Enter the mass (m), selecting the unit (mg, g, kg, oz, lb)
Enter the angle of incline (θ), selecting the unit (degrees, radians)
Enter the friction coefficient (f)
Enter the height of the incline (H), selecting the unit (cm, m, in, ft, yd, km, mi)
Convert all inputs to SI units (kg, radians, m)
Calculate the length of the incline, resulting force, acceleration, sliding time, final velocity, and energy loss
Select the desired units for the results and view the converted values

3. Importance of Inclined Plane Calculation

Calculating the motion on an inclined plane is crucial for:

Physics Education: Understanding the effects of gravity, friction, and inclined surfaces on motion.
Engineering Design: Designing ramps, conveyor belts, or slides where objects move under gravity.
Safety Analysis: Predicting the speed and time of descent to ensure safety in scenarios like landslides or vehicle skids.

4. Using the Calculator

Examples:

Example 1: For a mass \(m = 22.56 \, \text{kg}\), angle \(\theta = 30^\circ\), friction coefficient \(f = 0\), height \(H = 12.33 \, \text{m}\):
- Length = \(\frac{12.33}{\sin(30^\circ)} = 24.66 \, \text{m}\)
- Gravitational force = \(22.56 \times 9.81 = 221.31 \, \text{N}\)
- Force parallel = \(221.31 \times \sin(30^\circ) = 110.66 \, \text{N}\)
- Normal force = \(221.31 \times \cos(30^\circ) = 191.68 \, \text{N}\)
- Frictional force = \(0 \times 191.68 = 0 \, \text{N}\)
- Resulting force = \(110.66 - 0 = 110.66 \, \text{N}\)
- Acceleration = \(110.66 / 22.56 = 4.903 \, \text{m/s}^2\)
- Time = \(\sqrt{\frac{2 \times 24.66}{4.903}} = 3.172 \, \text{s}\)
- Final velocity = \(4.903 \times 3.172 = 15.55 \, \text{m/s}\)
- Energy loss = \(0 \times 24.66 = 0 \, \text{J}\)
Example 2: For a mass \(m = 1 \, \text{lb}\), angle \(\theta = 0.5 \, \text{radians}\), friction coefficient \(f = 0.0001\), height \(H = 2 \, \text{ft}\):
- Mass in kg = \(1 \times 0.453592 = 0.453592 \, \text{kg}\)
- Height in m = \(2 \times 0.3048 = 0.6096 \, \text{m}\)
- Length in m = \(\frac{0.6096}{\sin(0.5)} = 1.263 \, \text{m}\)
- Gravitational force = \(0.453592 \times 9.81 = 4.45 \, \text{N}\)
- Force parallel = \(4.45 \times \sin(0.5) = 2.14 \, \text{N}\)
- Normal force = \(4.45 \times \cos(0.5) = 4.04 \, \text{N}\)
- Frictional force = \(0.0001 \times 4.04 = 0.000404 \, \text{N}\)
- Resulting force = \(2.14 - 0.000404 = 2.14 \, \text{N}\)
- Acceleration = \(2.14 / 0.453592 = 4.72 \, \text{m/s}^2\)
- Time = \(\sqrt{\frac{2 \times 1.263}{4.72}} = 0.732 \, \text{s}\)
- Final velocity = \(4.72 \times 0.732 = 3.46 \, \text{m/s}\)
- Energy loss = \(0.000404 \times 1.263 = 0.00051 \, \text{J}\)
- In kJ = \(0.00051 \times 0.001 = 0.00000051 \, \text{kJ} = 5.10 \times 10^{-7} \, \text{kJ}\) (scientific notation)

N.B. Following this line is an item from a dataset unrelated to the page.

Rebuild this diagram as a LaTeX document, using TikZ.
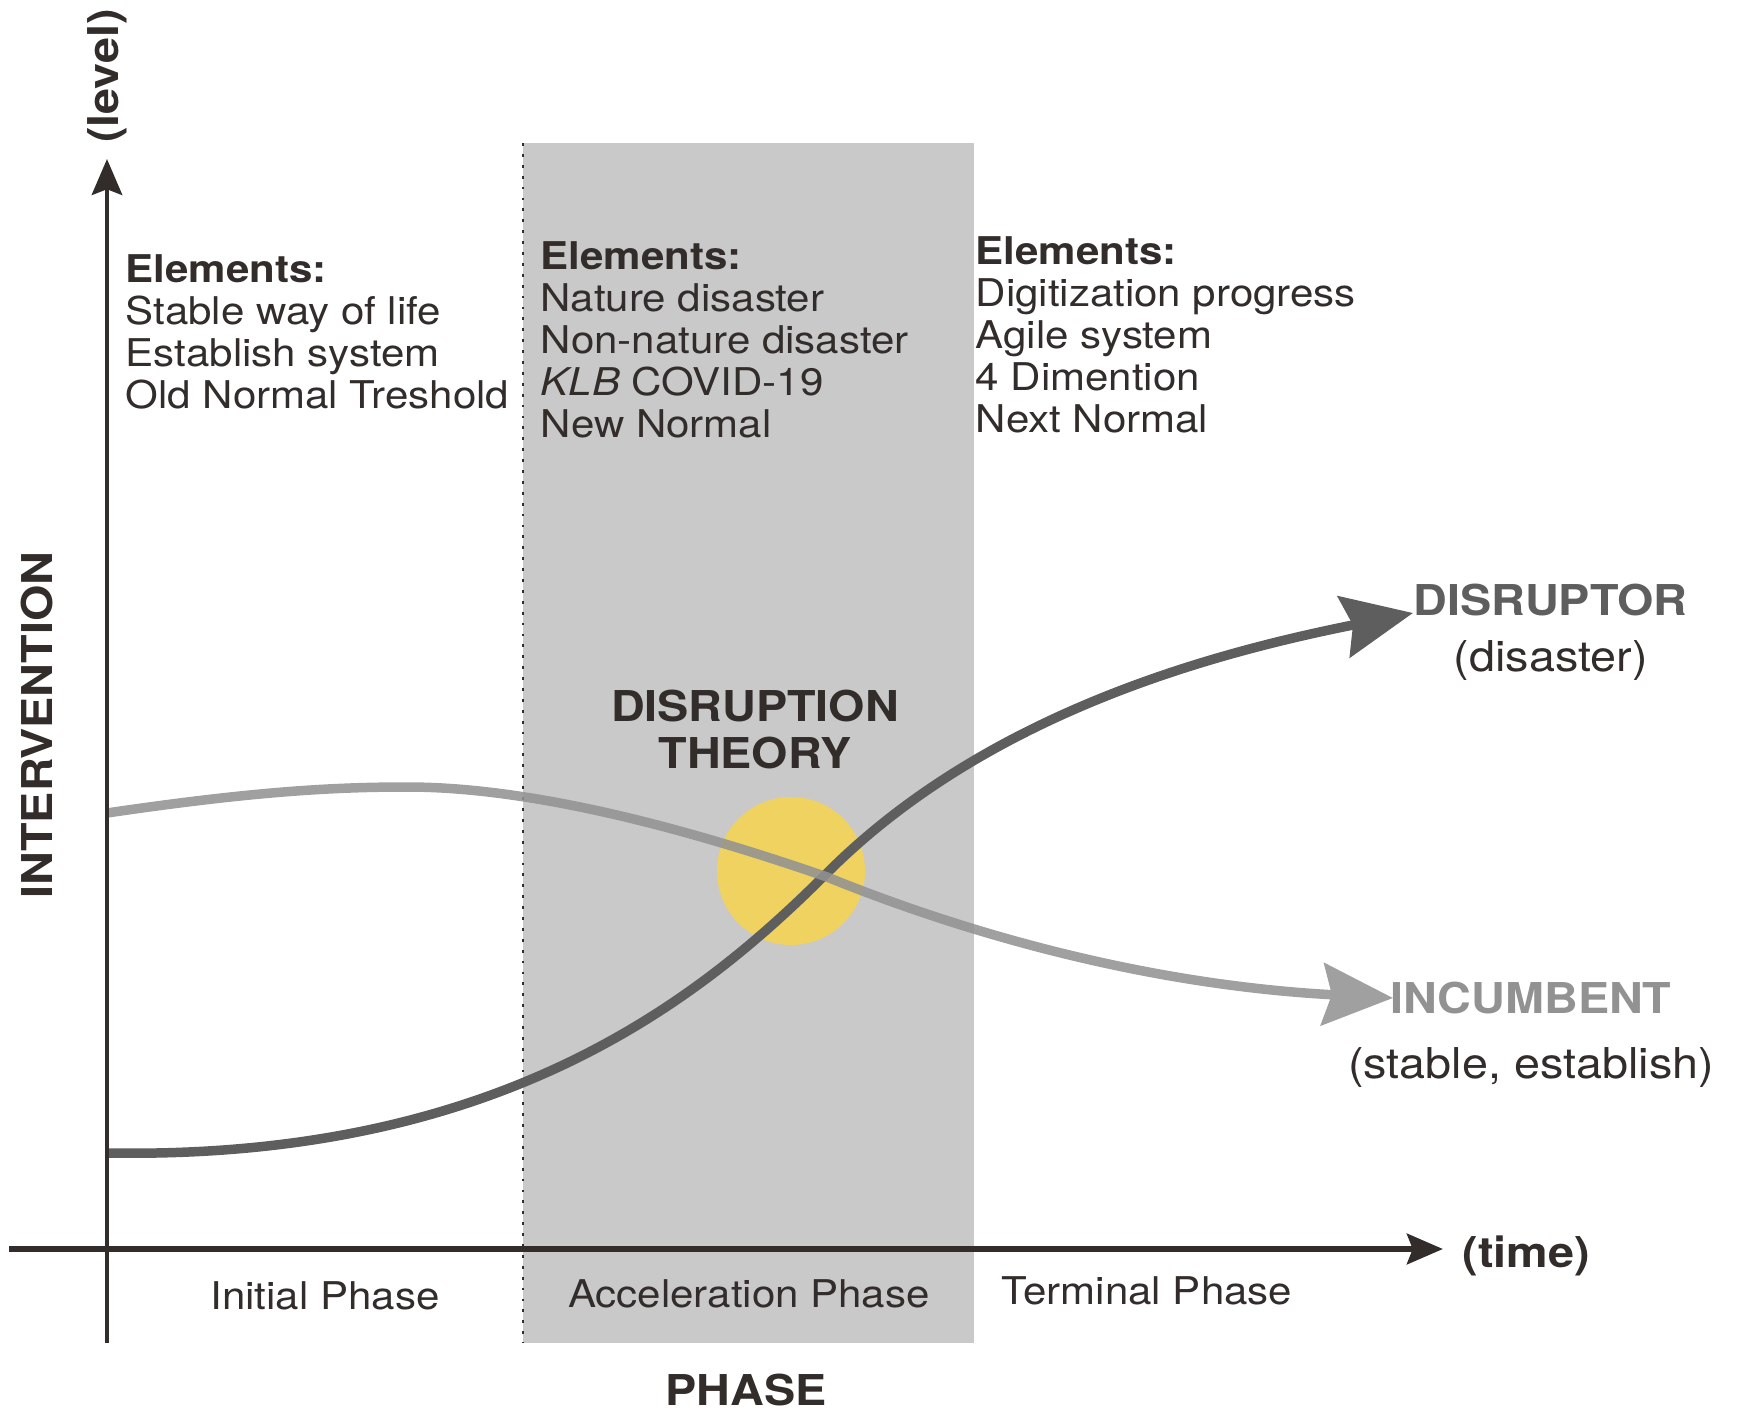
\documentclass[tikz,border=0pt]{standalone}
\usepackage{fontspec}
\setmainfont{TeX Gyre Heros}[FakeStretch=1.1]
\usetikzlibrary{positioning,arrows.meta}

\definecolor{inkdark}{RGB}{50,45,43}
\definecolor{phasegray}{RGB}{201,201,201}
\definecolor{disruptgray}{RGB}{94,94,94}
\definecolor{incumbgray}{RGB}{146,146,146}
\definecolor{labelgray}{RGB}{146,146,146}
\definecolor{sunyellow}{RGB}{239,210,96}

\begin{document}
\begin{tikzpicture}[x=0.01cm,y=-0.01cm,
  elem/.style={anchor=north west,align=left,inner sep=0pt,text=inkdark,font=\fontsize{10.87}{11.95}\selectfont},
  phaselbl/.style={anchor=base,inner sep=0pt,text=inkdark,font=\fontsize{10.87}{11.95}\selectfont},
  bigreg/.style={inner sep=0pt,text=inkdark,font=\fontsize{12.08}{13.37}\selectfont},
  bigbold/.style={inner sep=0pt,text=inkdark,font=\fontsize{12.08}{13.37}\selectfont\bfseries},
  axis/.style={inkdark,-{Stealth[length=10.2pt,width=8.6pt,inset=1.6pt]}},
  trend/.style={line width=2.7pt,-{Stealth[length=20pt,width=17.6pt,inset=2.6pt]}}]

\useasboundingbox (0,0) rectangle (1738,1412);

%-------------------Acceleration band--------------------%
\fill[phasegray] (523,143) rectangle (974,1343);
\draw[inkdark,line width=0.8pt,dash pattern=on 0.8pt off 2.3pt] (523,143) -- (523,1343);
\fill[sunyellow] (791,871) circle (74);
%----------------------------------------------------%

%-------------------Curves--------------------%
\coordinate (dtip) at (1413,613);
\coordinate (itip) at (1393,998);
\draw[trend,disruptgray] (107,1153) .. controls (500,1160) and (700,1000) .. (827,873)
  .. controls (987,713) and (1213,653) .. (dtip);
\begin{scope}[transparency group,opacity=0.87]
\draw[trend,incumbgray] (107,813) .. controls (250,792) and (330,787) .. (407,787)
  .. controls (527,787) and (677,825) .. (827,877)
  .. controls (970,935) and (1150,985) .. (itip);
\end{scope}
%----------------------------------------------------%

%-------------------Axes--------------------%
\coordinate (yfoot) at (107,1343);
\coordinate (ytop) at (107,159);
\coordinate (xstart) at (9,1249);
\coordinate (xend) at (1443,1249);
\draw[axis,line width=1.4pt] (yfoot) -- (ytop);
\draw[axis,line width=1.85pt] (xstart) -- (xend);
\node[bigbold,rotate=90] (levelLbl) at (107,76) {(level)};
\node[bigbold,rotate=90] (interventionLbl) at (37,725) {INTERVENTION};
\node[bigbold,anchor=west] (timeLbl) at (1462,1256) {(time)};
%----------------------------------------------------%

%-------------------Phases--------------------%
\node[phaselbl] (initialLbl) at (325,1309) {Initial Phase};
\node[phaselbl] (accelLbl) at (749,1307) {Acceleration Phase};
\node[phaselbl] (terminalLbl) at (1147,1304) {Terminal Phase};
\node[bigbold,anchor=base] (phaseLbl) at (746,1405) {PHASE};

\node[elem] (initElem) at (125,254) {\textbf{Elements:}\\Stable way of life\\Establish system\\Old Normal Treshold};
\node[elem] (accelElem) at (540,241) {\textbf{Elements:}\\Nature disaster\\Non-nature disaster\\\textit{KLB} COVID-19\\New Normal};
\node[elem] (terminalElem) at (975,236) {\textbf{Elements:}\\Digitization progress\\Agile system\\4 Dimention\\Next Normal};
%----------------------------------------------------%

\node[bigbold,align=center,anchor=north] (theoryLbl) at (755,689) {DISRUPTION\\THEORY};

%-------------------Curve labels--------------------%
\node[bigbold,text=disruptgray,anchor=west] (disruptorLbl) at (1413,600) {DISRUPTOR};
\node[bigreg,below=6.5pt of disruptorLbl] (disasterLbl) {(disaster)};
\node[bigbold,text=labelgray,anchor=west] (incumbentLbl) at (1390,998) {INCUMBENT};
\node[bigreg,below=9.1pt of incumbentLbl] (stableLbl) {(stable, establish)};
%----------------------------------------------------%
\end{tikzpicture}
\end{document}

5. Frequently Asked Questions (FAQ)

Q: What is an inclined plane?
A: An inclined plane is a flat surface tilted at an angle, used to raise or lower objects with less force than lifting vertically, such as a ramp.

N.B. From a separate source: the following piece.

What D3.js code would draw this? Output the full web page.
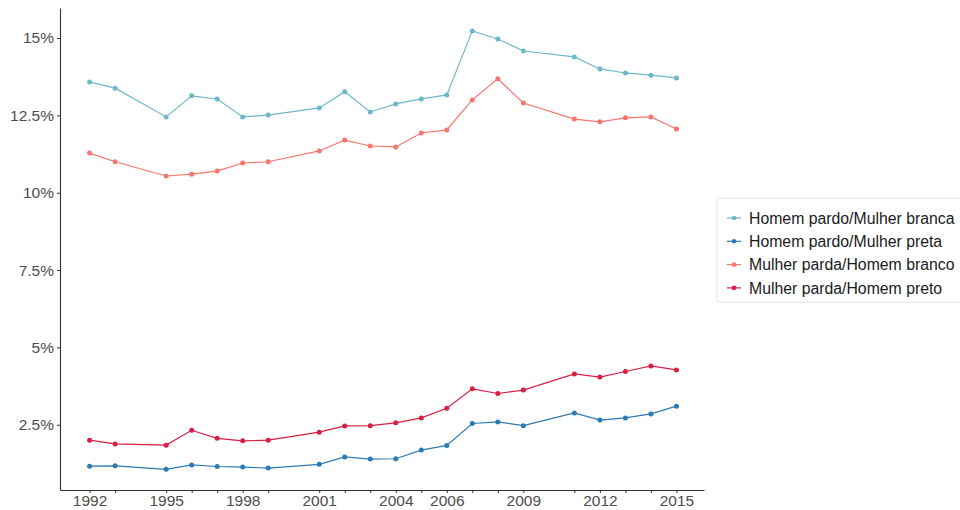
<!DOCTYPE html>
<html>
<head>
<meta charset="utf-8">
<script src="https://cdn.jsdelivr.net/npm/d3@7"></script>
<style>
  body { margin: 0; background: #fff; overflow: hidden; }
  text { font-family: "Liberation Sans", Arial, sans-serif; }
</style>
</head>
<body>
<div id="chart"></div>
<script>
// Years of the survey (no data for 1994, 2000, 2010)
const years = [1992, 1993, 1995, 1996, 1997, 1998, 1999, 2001, 2002, 2003, 2004,
  2005, 2006, 2007, 2008, 2009, 2011, 2012, 2013, 2014, 2015];
const labelYears = [1992, 1995, 1998, 2001, 2004, 2006, 2009, 2012, 2015];
const yTicks = [2.5, 5, 7.5, 10, 12.5, 15];

const seriesNames = ['Homem pardo/Mulher branca', 'Homem pardo/Mulher preta',
  'Mulher parda/Homem branco', 'Mulher parda/Homem preto'];
const seriesColors = ['#6fb8c8', '#2b7bb4', '#f8766d', '#d81e42'];

const homemParMulherBranca = [13.58, 13.38, 12.45, 13.13, 13.03, 12.45, 12.51, 12.74, 13.26, 12.61, 12.87,
  13.03, 13.16, 15.23, 14.97, 14.58, 14.39, 14.0, 13.87, 13.8, 13.71];
const homemParMulherPreta = [1.16, 1.17, 1.06, 1.2, 1.15, 1.13, 1.1, 1.22, 1.46, 1.39, 1.4,
  1.68, 1.83, 2.54, 2.59, 2.47, 2.88, 2.65, 2.72, 2.85, 3.1];
const mulherParHomemBranco = [11.28, 11.0, 10.54, 10.6, 10.7, 10.96, 11.0, 11.35, 11.7, 11.51, 11.48,
  11.93, 12.03, 13.0, 13.68, 12.9, 12.38, 12.29, 12.42, 12.45, 12.06];
const mulherParHomemPreto = [2.0, 1.88, 1.84, 2.32, 2.06, 1.98, 2.0, 2.26, 2.46, 2.47, 2.56,
  2.72, 3.03, 3.66, 3.51, 3.62, 4.14, 4.04, 4.22, 4.4, 4.27];

const seriesValues = [homemParMulherBranca, homemParMulherPreta, mulherParHomemBranco, mulherParHomemPreto];

const width = 960, height = 510;

const svg = d3.select('#chart').append('svg')
  .attr('width', width)
  .attr('height', height);

const x = d3.scaleLinear()
  .domain([1990.84, 2016.08])
  .range([60, 704]);

const y = d3.scaleLinear()
  .domain([0.39, 15.97])
  .range([490, 8]);

// X axis
const xAxis = svg.append('g')
  .attr('transform', 'translate(0,490)')
  .call(d3.axisBottom(x)
    .tickValues(years)
    .tickSize(3)
    .tickSizeOuter(0)
    .tickFormat(d => labelYears.includes(d) ? d : ''));
xAxis.select('.domain').attr('stroke', '#333').attr('stroke-width', 1.1);
xAxis.selectAll('.tick line').attr('stroke', '#333');
xAxis.selectAll('.tick text')
  .attr('fill', '#4d4d4d')
  .attr('font-size', '15.5px')
  .attr('y', 5)
  .attr('dy', '0.71em');

// Y axis
const yAxis = svg.append('g')
  .attr('transform', 'translate(60,0)')
  .call(d3.axisLeft(y)
    .tickValues(yTicks)
    .tickSize(3)
    .tickSizeOuter(0)
    .tickFormat(d => d + '%'));
yAxis.select('.domain').attr('stroke', '#333').attr('stroke-width', 1.1);
yAxis.selectAll('.tick line').attr('stroke', '#333');
yAxis.selectAll('.tick text')
  .attr('fill', '#4d4d4d')
  .attr('font-size', '15.5px')
  .attr('x', -6);

// Lines and points
const line = d3.line()
  .x((d, i) => x(years[i]))
  .y(d => y(d));

seriesValues.forEach((vals, s) => {
  const g = svg.append('g');
  g.append('path')
    .datum(vals)
    .attr('fill', 'none')
    .attr('stroke', seriesColors[s])
    .attr('stroke-width', 1.2)
    .attr('d', line);
  g.selectAll('circle')
    .data(vals)
    .enter()
    .append('circle')
    .attr('cx', (d, i) => x(years[i]))
    .attr('cy', d => y(d))
    .attr('r', 2.5)
    .attr('fill', seriesColors[s]);
});

// Legend
const legend = svg.append('g')
  .attr('transform', 'translate(717,198)');

legend.append('rect')
  .attr('width', 260)
  .attr('height', 104)
  .attr('fill', '#fff')
  .attr('stroke', '#e3e3e3');

const items = legend.selectAll('.item')
  .data(seriesNames)
  .enter()
  .append('g')
  .attr('class', 'item')
  .attr('transform', (d, i) => `translate(0, ${20 + i * 23.3})`);

items.append('line')
  .attr('x1', 10)
  .attr('x2', 24)
  .attr('stroke', (d, i) => seriesColors[i])
  .attr('stroke-width', 1.2);

items.append('circle')
  .attr('cx', 17)
  .attr('r', 2.3)
  .attr('fill', (d, i) => seriesColors[i]);

items.append('text')
  .attr('x', 32)
  .attr('dy', '0.36em')
  .attr('font-size', '15.8px')
  .attr('fill', '#1a1a1a')
  .text(d => d);
</script>
</body>
</html>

Q: Why does friction affect the motion?
A: Friction opposes the motion along the incline, reducing the resulting force and acceleration, calculated as \( F_f = f \times F_n \).

Q: What happens if the friction is too high?
A: If the frictional force exceeds the parallel component of gravity (\( F_f \geq F_i \)), the block will not slide, resulting in zero acceleration and infinite sliding time.